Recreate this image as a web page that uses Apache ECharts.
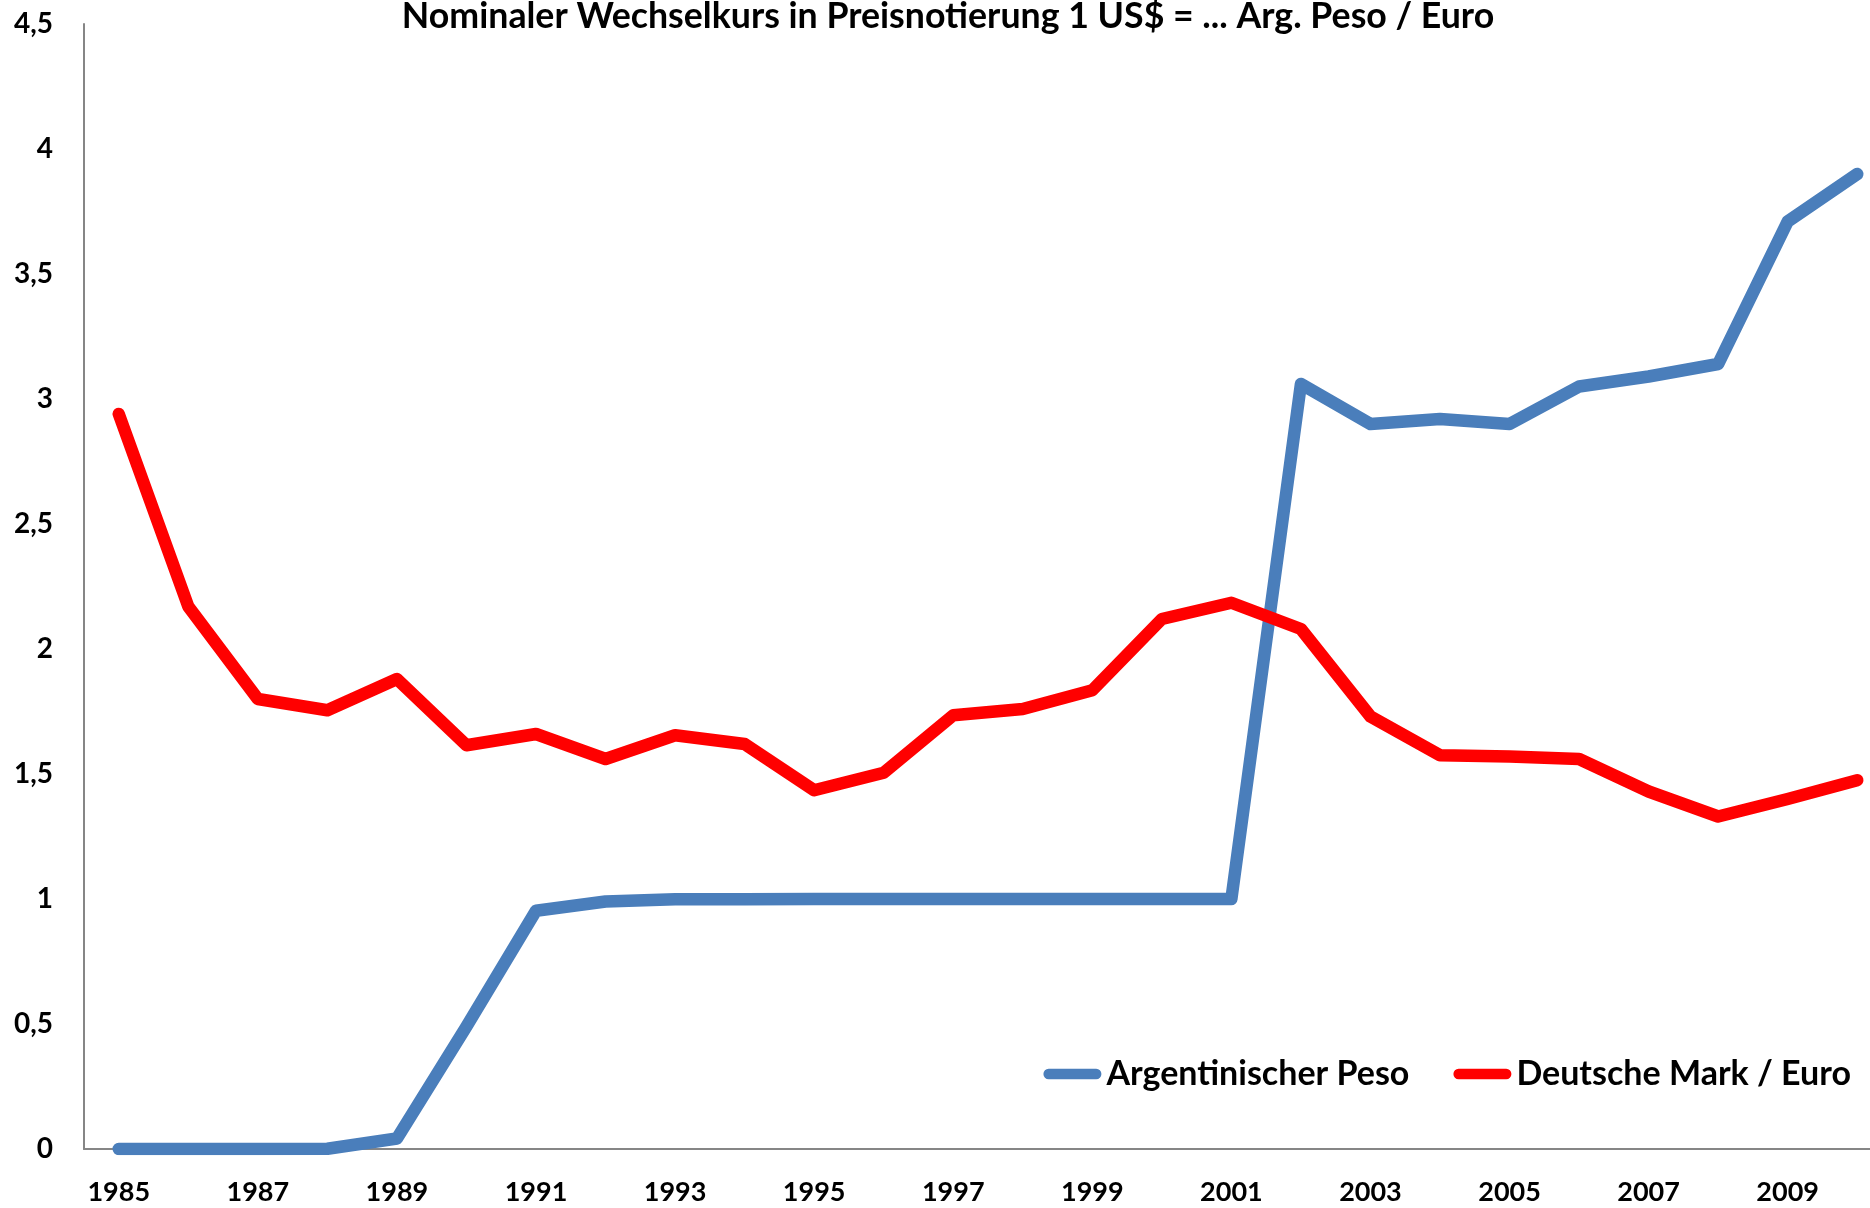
<!DOCTYPE html>
<html>
<head>
<meta charset="utf-8">
<script src="https://cdn.jsdelivr.net/npm/echarts@6/dist/echarts.min.js"></script>
<style>
  html, body { margin: 0; padding: 0; background: #fff; }
  #myChart { width: 1870px; height: 1208px; }
</style>
</head>
<body>
<div id="myChart"></div>
<script>
// Jahre
var years = ['1985', '1986', '1987', '1988', '1989', '1990', '1991', '1992', '1993', '1994',
  '1995', '1996', '1997', '1998', '1999', '2000', '2001', '2002', '2003', '2004',
  '2005', '2006', '2007', '2008', '2009', '2010']
// 1 US$ = ... Arg. Peso
var argPeso = [0.0001, 0.0001, 0.0002, 0.001, 0.042, 0.49, 0.953, 0.99, 0.999, 0.999,
  1.0, 1.0, 1.0, 1.0, 1.0, 1.0, 1.0, 3.06, 2.90, 2.92,
  2.90, 3.05, 3.09, 3.14, 3.71, 3.90]
// 1 US$ = ... DM (bzw. Euro in DM)
var dmEuro = [2.94, 2.17, 1.80, 1.755, 1.88, 1.615, 1.66, 1.56, 1.655, 1.62,
  1.435, 1.505, 1.735, 1.76, 1.835, 2.12, 2.185, 2.08, 1.73, 1.575,
  1.57, 1.56, 1.43, 1.33, 1.40, 1.475]
var seriesNames = ['Argentinischer Peso', 'Deutsche Mark / Euro']
var titleText = 'Nominaler Wechselkurs in Preisnotierung 1 US$ = ... Arg. Peso / Euro'

var fontFamily = 'Lato, "Open Sans", sans-serif'
var legendIcon = 'path://M5,0 L51,0 A5,5 0 0 1 51,10 L5,10 A5,5 0 0 1 5,0 Z'

var myChart = echarts.init(document.getElementById('myChart'), null, { renderer: 'canvas' })
myChart.setOption({
  animation: false,
  backgroundColor: '#fff',
  title: {
    text: titleText,
    left: 948,
    textAlign: 'center',
    top: -2,
    padding: 0,
    textStyle: { fontFamily: fontFamily, fontWeight: 'bold', fontSize: 35.7, color: '#000' }
  },
  legend: {
    data: seriesNames,
    right: 14,
    top: 1052,
    itemWidth: 58,
    itemHeight: 12,
    itemGap: 44,
    icon: legendIcon,
    textStyle: { fontFamily: fontFamily, fontWeight: 'bold', fontSize: 34, color: '#000' }
  },
  // Diagramm rechts abgeschnitten wie im Original
  grid: { left: 84, right: -22, top: 24, bottom: 59, outerBoundsMode: 'none' },
  xAxis: {
    type: 'category',
    data: years,
    boundaryGap: true,
    axisLine: { lineStyle: { color: '#868686', width: 2 } },
    axisTick: { show: false },
    axisLabel: {
      interval: 1,
      margin: 30,
      fontFamily: fontFamily,
      fontWeight: 'bold',
      fontSize: 27,
      color: '#000'
    },
    splitLine: { show: false }
  },
  yAxis: {
    type: 'value',
    min: 0,
    max: 4.5,
    interval: 0.5,
    axisLine: { show: true, lineStyle: { color: '#868686', width: 2 } },
    axisTick: { show: false },
    splitLine: { show: false },
    axisLabel: {
      margin: 31,
      fontFamily: fontFamily,
      fontWeight: 'bold',
      fontSize: 28,
      color: '#000',
      formatter: function (v) { return String(v).replace('.', ',') }
    }
  },
  series: [
    {
      name: seriesNames[0],
      type: 'line',
      data: argPeso,
      symbol: 'none',
      color: '#4A7EBB',
      lineStyle: { width: 12.5, color: '#4A7EBB', cap: 'round', join: 'round' }
    },
    {
      name: seriesNames[1],
      type: 'line',
      data: dmEuro,
      symbol: 'none',
      color: '#FF0000',
      lineStyle: { width: 12.5, color: '#FF0000', cap: 'round', join: 'round' }
    }
  ]
})
</script>
</body>
</html>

════════════════════

> _THE EXERCISE_: Only the lines from the top of the data through the line with "var legendIcon = 'path://M5,0" should be quoted, exactly and with both ends kept; skip the pictures.

> _EXERCISE OUTPUT_:
Recreate this image as a web page that uses Apache ECharts.
<!DOCTYPE html>
<html>
<head>
<meta charset="utf-8">
<script src="https://cdn.jsdelivr.net/npm/echarts@6/dist/echarts.min.js"></script>
<style>
  html, body { margin: 0; padding: 0; background: #fff; }
  #myChart { width: 1870px; height: 1208px; }
</style>
</head>
<body>
<div id="myChart"></div>
<script>
// Jahre
var years = ['1985', '1986', '1987', '1988', '1989', '1990', '1991', '1992', '1993', '1994',
  '1995', '1996', '1997', '1998', '1999', '2000', '2001', '2002', '2003', '2004',
  '2005', '2006', '2007', '2008', '2009', '2010']
// 1 US$ = ... Arg. Peso
var argPeso = [0.0001, 0.0001, 0.0002, 0.001, 0.042, 0.49, 0.953, 0.99, 0.999, 0.999,
  1.0, 1.0, 1.0, 1.0, 1.0, 1.0, 1.0, 3.06, 2.90, 2.92,
  2.90, 3.05, 3.09, 3.14, 3.71, 3.90]
// 1 US$ = ... DM (bzw. Euro in DM)
var dmEuro = [2.94, 2.17, 1.80, 1.755, 1.88, 1.615, 1.66, 1.56, 1.655, 1.62,
  1.435, 1.505, 1.735, 1.76, 1.835, 2.12, 2.185, 2.08, 1.73, 1.575,
  1.57, 1.56, 1.43, 1.33, 1.40, 1.475]
var seriesNames = ['Argentinischer Peso', 'Deutsche Mark / Euro']
var titleText = 'Nominaler Wechselkurs in Preisnotierung 1 US$ = ... Arg. Peso / Euro'

var fontFamily = 'Lato, "Open Sans", sans-serif'
var legendIcon = 'path://M5,0 L51,0 A5,5 0 0 1 51,10 L5,10 A5,5 0 0 1 5,0 Z'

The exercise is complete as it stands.